## Begin

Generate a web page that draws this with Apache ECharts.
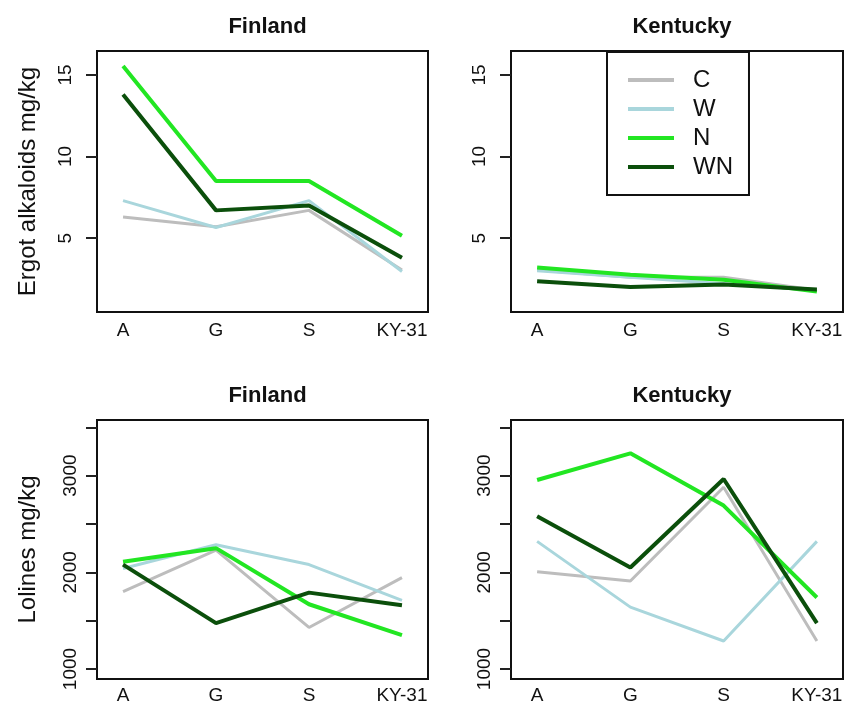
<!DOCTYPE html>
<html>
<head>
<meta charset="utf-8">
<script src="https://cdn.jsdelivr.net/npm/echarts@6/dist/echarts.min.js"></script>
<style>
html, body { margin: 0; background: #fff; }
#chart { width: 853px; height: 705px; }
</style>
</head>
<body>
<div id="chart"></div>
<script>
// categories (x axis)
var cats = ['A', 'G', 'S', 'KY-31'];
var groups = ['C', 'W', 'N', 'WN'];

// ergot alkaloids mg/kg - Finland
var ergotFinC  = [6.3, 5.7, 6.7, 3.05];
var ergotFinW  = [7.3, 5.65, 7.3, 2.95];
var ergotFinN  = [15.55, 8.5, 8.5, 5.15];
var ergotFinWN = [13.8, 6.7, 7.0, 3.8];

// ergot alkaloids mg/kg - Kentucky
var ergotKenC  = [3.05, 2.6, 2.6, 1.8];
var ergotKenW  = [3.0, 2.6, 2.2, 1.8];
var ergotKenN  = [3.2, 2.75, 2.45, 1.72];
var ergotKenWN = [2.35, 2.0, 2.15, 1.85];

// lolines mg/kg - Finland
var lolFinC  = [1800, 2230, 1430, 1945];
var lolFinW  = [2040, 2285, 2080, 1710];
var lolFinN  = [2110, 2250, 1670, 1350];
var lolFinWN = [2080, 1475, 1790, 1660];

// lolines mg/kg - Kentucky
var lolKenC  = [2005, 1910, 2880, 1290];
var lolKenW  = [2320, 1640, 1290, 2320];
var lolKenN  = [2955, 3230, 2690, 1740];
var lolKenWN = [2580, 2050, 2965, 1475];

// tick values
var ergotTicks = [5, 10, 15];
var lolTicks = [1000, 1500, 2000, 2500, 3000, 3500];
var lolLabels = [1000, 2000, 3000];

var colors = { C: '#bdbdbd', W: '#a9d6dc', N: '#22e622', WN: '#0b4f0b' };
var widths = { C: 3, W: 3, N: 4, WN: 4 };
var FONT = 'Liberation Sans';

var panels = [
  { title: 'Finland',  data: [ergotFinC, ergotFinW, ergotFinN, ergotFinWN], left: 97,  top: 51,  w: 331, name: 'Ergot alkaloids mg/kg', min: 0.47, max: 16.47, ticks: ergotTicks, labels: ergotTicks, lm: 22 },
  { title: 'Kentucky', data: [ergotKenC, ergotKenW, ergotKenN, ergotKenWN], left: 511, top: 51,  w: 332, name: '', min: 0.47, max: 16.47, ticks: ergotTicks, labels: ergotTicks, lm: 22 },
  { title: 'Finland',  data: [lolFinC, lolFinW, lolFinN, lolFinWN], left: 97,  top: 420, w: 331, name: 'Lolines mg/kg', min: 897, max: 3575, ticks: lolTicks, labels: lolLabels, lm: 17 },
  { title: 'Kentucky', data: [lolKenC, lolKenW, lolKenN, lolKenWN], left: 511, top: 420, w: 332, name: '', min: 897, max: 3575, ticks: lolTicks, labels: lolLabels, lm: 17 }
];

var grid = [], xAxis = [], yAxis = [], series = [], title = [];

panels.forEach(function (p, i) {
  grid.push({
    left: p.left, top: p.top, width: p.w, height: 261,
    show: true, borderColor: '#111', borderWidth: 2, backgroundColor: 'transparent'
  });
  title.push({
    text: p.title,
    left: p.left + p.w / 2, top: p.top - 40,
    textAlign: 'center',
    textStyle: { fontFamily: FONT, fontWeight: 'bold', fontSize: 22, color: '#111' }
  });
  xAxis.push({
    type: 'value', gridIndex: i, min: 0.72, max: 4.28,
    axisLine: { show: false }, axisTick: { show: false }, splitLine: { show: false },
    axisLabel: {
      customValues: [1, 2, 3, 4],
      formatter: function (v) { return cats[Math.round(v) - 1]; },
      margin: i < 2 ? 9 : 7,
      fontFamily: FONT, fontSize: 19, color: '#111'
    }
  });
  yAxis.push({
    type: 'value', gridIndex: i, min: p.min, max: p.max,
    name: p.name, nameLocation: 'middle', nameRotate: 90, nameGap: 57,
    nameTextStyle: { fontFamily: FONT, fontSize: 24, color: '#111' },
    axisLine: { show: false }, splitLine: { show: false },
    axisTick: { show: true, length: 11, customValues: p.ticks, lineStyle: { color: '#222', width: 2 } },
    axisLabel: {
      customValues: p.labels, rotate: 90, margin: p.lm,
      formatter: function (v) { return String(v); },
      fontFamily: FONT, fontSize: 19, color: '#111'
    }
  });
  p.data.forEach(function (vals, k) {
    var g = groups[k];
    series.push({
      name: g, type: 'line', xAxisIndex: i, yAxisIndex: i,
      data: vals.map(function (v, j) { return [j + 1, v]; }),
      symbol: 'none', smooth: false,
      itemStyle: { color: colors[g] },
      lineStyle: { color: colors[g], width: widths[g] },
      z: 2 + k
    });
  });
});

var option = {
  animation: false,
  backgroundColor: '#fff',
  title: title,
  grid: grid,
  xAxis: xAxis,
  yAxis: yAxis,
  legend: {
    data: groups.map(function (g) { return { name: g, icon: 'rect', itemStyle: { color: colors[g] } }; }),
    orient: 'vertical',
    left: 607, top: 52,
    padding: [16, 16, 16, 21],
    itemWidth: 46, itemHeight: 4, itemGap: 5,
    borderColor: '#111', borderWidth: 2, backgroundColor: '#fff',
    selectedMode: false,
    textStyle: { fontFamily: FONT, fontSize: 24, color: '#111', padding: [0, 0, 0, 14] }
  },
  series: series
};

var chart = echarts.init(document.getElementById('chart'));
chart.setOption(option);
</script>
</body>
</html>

## End

Exercise task: Leave out any pictures, please, and quote only the lines from the top of the data through the line that contains "var lolFinWN = [2080, 1475, 1790, 1660];".

Result for this task:
Generate a web page that draws this with Apache ECharts.
<!DOCTYPE html>
<html>
<head>
<meta charset="utf-8">
<script src="https://cdn.jsdelivr.net/npm/echarts@6/dist/echarts.min.js"></script>
<style>
html, body { margin: 0; background: #fff; }
#chart { width: 853px; height: 705px; }
</style>
</head>
<body>
<div id="chart"></div>
<script>
// categories (x axis)
var cats = ['A', 'G', 'S', 'KY-31'];
var groups = ['C', 'W', 'N', 'WN'];

// ergot alkaloids mg/kg - Finland
var ergotFinC  = [6.3, 5.7, 6.7, 3.05];
var ergotFinW  = [7.3, 5.65, 7.3, 2.95];
var ergotFinN  = [15.55, 8.5, 8.5, 5.15];
var ergotFinWN = [13.8, 6.7, 7.0, 3.8];

// ergot alkaloids mg/kg - Kentucky
var ergotKenC  = [3.05, 2.6, 2.6, 1.8];
var ergotKenW  = [3.0, 2.6, 2.2, 1.8];
var ergotKenN  = [3.2, 2.75, 2.45, 1.72];
var ergotKenWN = [2.35, 2.0, 2.15, 1.85];

// lolines mg/kg - Finland
var lolFinC  = [1800, 2230, 1430, 1945];
var lolFinW  = [2040, 2285, 2080, 1710];
var lolFinN  = [2110, 2250, 1670, 1350];
var lolFinWN = [2080, 1475, 1790, 1660];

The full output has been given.